Simona Giordano, an expert in gender identity and Reader in Bioethics at The University of Manchester Law School, who did not work on the study, told Newsweek: "A number of studies conducted in the last few decades suggest that gender identity and gendered behaviour might be, at least to an extent, influenced by prenatal hormone exposure. It is likely that a number of genes are involved in sex differentiation and development during prenatal life."
Giordano said such studies may help transgender people with gender dysphoria seek treatment, bolstering arguments that being transgender is not a lifestyle choice and "therefore people are entitled to help and support and social acceptance."
"But we should not need medical diagnosis to seek acceptance and provide help," she argued. "We provide medical help to women in labour because they suffer and there are means to alleviate their suffering—there is no need to suggest that suffering is pathological or being pregnant is pathology.
"Accepting people's differences at the condition that some biological factor is found as a 'cause' of that difference is a distorted idea of acceptance," Giordano said.

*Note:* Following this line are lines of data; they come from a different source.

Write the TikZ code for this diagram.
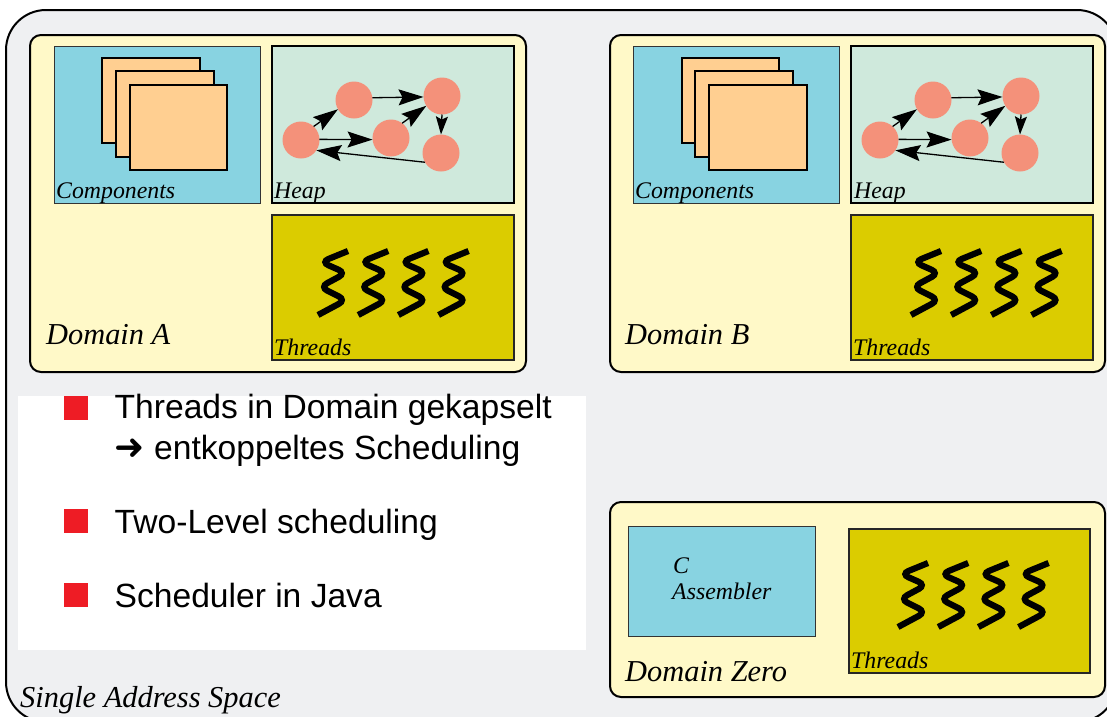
\documentclass[tikz,border=0pt]{standalone}
\usepackage{fontspec}
\setmainfont{Liberation Serif}
\newfontfamily\listfont{Liberation Sans}
\newfontfamily\arrowfont{DejaVu Sans}
\usetikzlibrary{arrows.meta}
\definecolor{spacegray}{HTML}{EFF0F2}
\definecolor{domainyellow}{HTML}{FFF9C8}
\definecolor{compblue}{HTML}{88D3E1}
\definecolor{heapgreen}{HTML}{CFE9DC}
\definecolor{threadgold}{HTML}{DBCC00}
\definecolor{pageorange}{HTML}{FFCF91}
\definecolor{objsalmon}{HTML}{F4917A}
\definecolor{bulletred}{HTML}{EE1C25}
\newcommand{\threadline}[2]{\draw[thread] (#1,#2) -- ++(28,-15) -- ++(-26,-13) -- ++(26,-14) -- ++(-25,-11) -- ++(27,-11);}
\begin{document}
\begin{tikzpicture}[x=1pt, y=-1pt,
  wh/.style 2 args = {minimum width=#1pt, minimum height=#2pt, anchor=north west, inner sep=0pt, outer sep=0pt},
  spacebox/.style = {draw, line width=2pt, fill=spacegray, rounded corners=40pt},
  dombox/.style = {draw, line width=2pt, fill=domainyellow, rounded corners=11pt},
  comp/.style = {draw=black!80, line width=1pt, fill=compblue},
  heap/.style = {draw, line width=2.2pt, fill=heapgreen},
  threads/.style = {draw=black!85, line width=1.4pt, fill=threadgold},
  page/.style = {draw, line width=1.9pt, fill=pageorange},
  obj/.style = {circle, fill=objsalmon, minimum size=37pt, inner sep=0pt, outer sep=0pt},
  ref/.style = {-{Stealth[length=25pt, width=16pt, inset=4pt]}, line width=1.3pt},
  refshort/.style = {-{Stealth[length=18pt, width=12pt, inset=3pt]}, line width=1.3pt},
  thread/.style = {line width=6.2pt, rounded corners=8pt},
  small/.style = {anchor=base west, inner sep=0pt, font=\itshape\fontsize{23.8}{28}\selectfont},
  big/.style = {anchor=base west, inner sep=0pt, font=\itshape\fontsize{30.4}{36}\selectfont},
  item/.style = {anchor=base west, inner sep=0pt, font=\listfont\fontsize{33.6}{40}\selectfont},
  bullet/.style = {wh={24}{23.5}, fill=bulletred}]
\useasboundingbox (0,0) rectangle (1107,716);
\clip (0,0) rectangle (1107,716);
\node[spacebox, wh={1111}{712}] (as) at (6,10) {};
\node[big] (aslabel) at (20,707) {Single Address Space};

% domain A
\node[dombox, wh={496}{337}] (doma) at (30,35) {};
\node[big] (domalabel) at (46,344) {Domain A};
\node[comp, wh={206}{157}] (compa) at (54,46) {};
\node[page, wh={98}{85}] (pa1) at (102,58) {};
\node[page, wh={98}{86}] (pa2) at (116,71) {};
\node[page, wh={97}{85}] (pa3) at (130,85) {};
\node[small] (compalabel) at (56,198) {Components};
\node[heap, wh={242}{157}] (heapa) at (272,46) {};
\node[small] (heapalabel) at (274,198) {Heap};
\node[obj] (a1) at (301,140) {};
\node[obj] (a2) at (354,100) {};
\node[obj] (a3) at (391,138) {};
\node[obj] (a4) at (442,96) {};
\node[obj] (a5) at (441,153) {};
\draw[ref] (a1.47) -- (a2.210);
\draw[ref] (a2.7) -- (a4.183);
\draw[ref] (a1.2) -- (a3.185);
\draw[ref] (a3.53) -- (a4.212);
\draw[refshort] (a4.270) -- (a5.90);
\draw[ref] (a5.210) -- (a1.326);
\node[threads, wh={242}{145}] (tha) at (272,215) {};
\node[small] (thalabel) at (274,355) {Threads};
\foreach \tx in {318,358.2,398.4,438.6} {\threadline{\tx}{315}}

% domain B
\node[dombox, wh={495}{337}] (domb) at (610,35) {};
\node[big] (domblabel) at (625,344) {Domain B};
\node[comp, wh={206}{157}] (compb) at (633.5,46) {};
\node[page, wh={97}{85}] (pb1) at (682,58) {};
\node[page, wh={98}{86}] (pb2) at (695,71) {};
\node[page, wh={98}{85}] (pb3) at (709,85) {};
\node[small] (compblabel) at (635,198) {Components};
\node[heap, wh={242}{157}] (heapb) at (851,46) {};
\node[small] (heapblabel) at (854,198) {Heap};
\node[obj] (b1) at (880,140) {};
\node[obj] (b2) at (933,100) {};
\node[obj] (b3) at (970,138) {};
\node[obj] (b4) at (1021,96) {};
\node[obj] (b5) at (1020,153) {};
\draw[ref] (b1.47) -- (b2.210);
\draw[ref] (b2.7) -- (b4.183);
\draw[ref] (b1.2) -- (b3.185);
\draw[ref] (b3.53) -- (b4.212);
\draw[refshort] (b4.270) -- (b5.90);
\draw[ref] (b5.210) -- (b1.326);
\node[threads, wh={242}{145}] (thb) at (851,215) {};
\node[small] (thblabel) at (853,355) {Threads};
\foreach \tx in {911,951.2,991.4,1031.6} {\threadline{\tx}{315}}

% domain zero
\node[dombox, wh={495}{195}] (domz) at (610,502) {};
\node[big] (domzlabel) at (625,681) {Domain Zero};
\node[comp, wh={187}{110}] (compz) at (628,526) {};
\node[small] (clabel) at (673,573) {C};
\node[small] (asmlabel) at (672,599) {Assembler};
\node[threads, wh={241}{144}] (thz) at (849,529) {};
\node[small] (thzlabel) at (851,668) {Threads};
\foreach \tx in {898,938.2,978.4,1018.6} {\threadline{\tx}{627}}

% list
\node[fill=white, wh={568}{254}] (listbg) at (18,396) {};
\node[bullet] (b1st) at (64,396) {};
\node[bullet] (b2nd) at (64,509) {};
\node[bullet] (b3rd) at (64,583) {};
\node[item] (t1) at (114.5,418) {Threads in Domain gekapselt};
\node[item] (t2) at (114.5,459) {{\arrowfont\fontsize{36}{40}\selectfont ➜} entkoppeltes Scheduling};
\node[item] (t3) at (114.5,533) {Two-Level scheduling};
\node[item] (t4) at (114.5,607) {Scheduler in Java};
\end{tikzpicture}
\end{document}
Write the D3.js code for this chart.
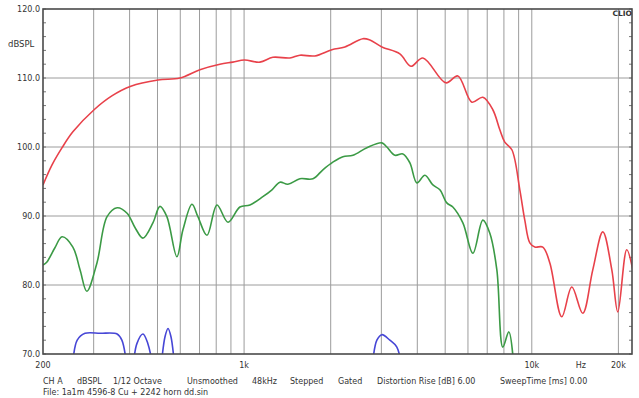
<!DOCTYPE html>
<html><head><meta charset="utf-8">
<script src="https://cdn.jsdelivr.net/npm/d3@7"></script>
<style>body{margin:0;background:#fff}svg{display:block}text{font-family:"DejaVu Sans",Verdana,sans-serif}</style>
</head><body>
<svg id="c" width="639" height="398"></svg>
<script>
// Frequencies (Hz) and levels (dB SPL)
const redFreq = [200,215,233,254,301,347,404,502,598,702,824,914,1003,1135,1259,1443,1563,1762,2019,2240,2588,2738,3013,3479,3800,4183,5027,5534,6191,6758,7321,7743,8056,8527,9086,9456,9844,10246,10920,11554,12712,13774,15034,16292,17654,18974,19900,21380,22440];
const redDb   = [94.5,97.4,99.9,102.2,105.4,107.4,108.8,109.7,110.0,111.2,112.0,112.3,112.6,112.3,113.0,112.9,113.3,113.2,114.1,114.5,115.7,115.5,114.5,113.5,111.7,112.9,109.3,110.3,106.5,107.2,105.4,102.5,100.7,99.6,93.8,89.4,86.1,85.5,85.5,83.2,75.4,79.7,75.9,82.2,87.7,82.2,76.1,85.1,82.2];

const greenFreq = [200,206,220,233,254,269,284,308,334,362,392,418,445,482,510,539,584,613,659,691,743,805,879,967,1048,1162,1250,1332,1420,1563,1735,1879,2035,2205,2390,2672,3013,3136,3344,3564,3770,3987,4251,4531,4791,5066,5316,5760,6241,6758,7148,7560,7932,8323,8730];
const greenDb   = [82.9,83.3,85.4,87.0,85.5,82.2,79.1,83.2,89.9,91.2,90.4,88.3,86.8,89.0,91.4,89.9,84.1,88.0,91.7,89.9,87.2,91.6,89.1,91.3,91.6,92.8,93.8,94.9,94.6,95.4,95.4,96.7,97.8,98.6,98.8,99.9,100.6,100.0,98.8,99.0,97.7,94.8,95.9,94.5,93.8,91.9,91.3,89.0,84.6,89.4,87.5,82.2,71.0,73.2,66.0];

const blueFreq = [240,252,263,280,316,362,376,392,401,411,424,445,463,482,498,514,531,544,557,575,600,2700,2782,2894,3013,3211,3396,3536,3650];
const blueDb   = [62,68,72.0,73.0,73.0,72.9,72.0,68,62,68,71.5,72.9,71.5,68,62,68,72.5,73.7,72.5,68,62,62,68,72.0,72.8,72.0,71.0,68,62];

const yTicks = [70,80,90,100,110,120];
const xGrid = [300,400,500,600,700,800,900,1000,2000,3000,4000,5000,6000,7000,8000,9000,10000,20000];
const xLabelFreq = [200,1000,10000,14800,20000];
const xLabelText = ["200","1k","10k","Hz","20k"];
const footerText = ["CH A","dBSPL","1/12 Octave","Unsmoothed","48kHz","Stepped","Gated","Distortion Rise [dB] 6.00","SweepTime [ms] 0.00"];
const fileLine = "File: 1a1m 4596-8 Cu + 2242 horn dd.sin";

// layout
const footerX = [43,77,113,187,252,290,338,377,500];
const L=43,R=632,T=9,B=354;
const svg=d3.select("#c");
const x=d3.scaleLog().domain([200,22300]).range([L,R]);
const y=d3.scaleLinear().domain([70,120]).range([B,T]);

svg.append("defs").append("clipPath").attr("id","clip").append("rect")
  .attr("x",L).attr("y",T).attr("width",R-L).attr("height",B-T);

// grid
svg.append("g").selectAll("line").data(xGrid).join("line")
  .attr("x1",d=>x(d)).attr("x2",d=>x(d)).attr("y1",T).attr("y2",B)
  .attr("stroke","#9c9c9c").attr("stroke-width",1);
svg.append("g").selectAll("line").data(yTicks.slice(1,-1)).join("line")
  .attr("x1",L).attr("x2",R).attr("y1",d=>y(d)).attr("y2",d=>y(d))
  .attr("stroke","#9c9c9c").attr("stroke-width",1);

// minor ticks on left and right borders
const minor=d3.range(70,121,2);
svg.append("g").selectAll("line").data(minor).join("line")
  .attr("x1",L).attr("x2",L+3).attr("y1",d=>y(d)).attr("y2",d=>y(d)).attr("stroke","#777");
svg.append("g").selectAll("line").data(minor).join("line")
  .attr("x1",R-3).attr("x2",R).attr("y1",d=>y(d)).attr("y2",d=>y(d)).attr("stroke","#777");

// curves
const mk=(fs,ds)=>fs.map((f,i)=>[f,ds[i]]);
const line=d3.line().x(d=>x(d[0])).y(d=>y(d[1])).curve(d3.curveCatmullRom.alpha(0.5));
const g=svg.append("g").attr("clip-path","url(#clip)");
g.append("path").attr("d",line(mk(blueFreq,blueDb))).attr("fill","none").attr("stroke","#4646d6").attr("stroke-width",1.6);
g.append("path").attr("d",line(mk(greenFreq,greenDb))).attr("fill","none").attr("stroke","#3b9a45").attr("stroke-width",1.6);
g.append("path").attr("d",line(mk(redFreq,redDb))).attr("fill","none").attr("stroke","#e8414a").attr("stroke-width",1.6);

// border
svg.append("rect").attr("x",L).attr("y",T).attr("width",R-L).attr("height",B-T)
  .attr("fill","none").attr("stroke","#4a4a4a").attr("stroke-width",1.6);

// y labels
svg.append("g").selectAll("text").data(yTicks).join("text")
  .attr("x",40).attr("y",d=>y(d)+3).attr("text-anchor","end")
  .attr("font-size",8).attr("fill","#333").text(d=>d.toFixed(1));
svg.append("text").attr("x",8).attr("y",47).attr("font-size",8.5).attr("fill","#333").text("dBSPL");
svg.append("text").attr("x",632).attr("y",16).attr("text-anchor","end").attr("font-size",7.5).attr("font-weight","bold").attr("fill","#333").text("CLIO");

// x labels
svg.append("g").selectAll("text").data(xLabelFreq).join("text")
  .attr("x",d=>x(d)).attr("y",368).attr("text-anchor","middle")
  .attr("font-size",8).attr("fill","#333").text((d,i)=>xLabelText[i]);

// footer
svg.append("g").selectAll("text").data(footerText).join("text")
  .attr("x",(d,i)=>footerX[i]).attr("y",384).attr("font-size",8).attr("fill","#333").text(d=>d);
svg.append("text").attr("x",43).attr("y",395).attr("font-size",8).attr("fill","#333").text(fileLine);
</script>
</body></html>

On the other hand, Giordano argued that finding a biological basis risks leading some to argue that interventions should be developed to change these genetic variations, rather than people's bodies so they align with their gender identity.
"We are now speculating, but given that genome editing is now possible, one could argue that, once the gene variants responsible for gender dysphoria are found, one could 'repair' the faulty gene with a 'healthy' one, to prevent or cure gender dysphoria," she said.
"However, in this way, one would not really treat gender dysphoria but eliminate transgender people," said Giordano. "This way of resolving problems is like addressing racism by eliminating people of colour" which would be "outright wrong."
Giordano concluded: "There is value in research that tries to understand gender identification and sex differentiation. However, grouping people in discrete categories is problematic: the categories of trans and cisgender, male and female, lack precise contours.
"Research in this area, if performed, should be directed to enhance the understanding of gender identification in us all, not just in only some of us. Singling out transgender people as subjects of research risks, even if inadvertently, to increase stigma and social perception of gender minorities as deviant and thus social discrimination."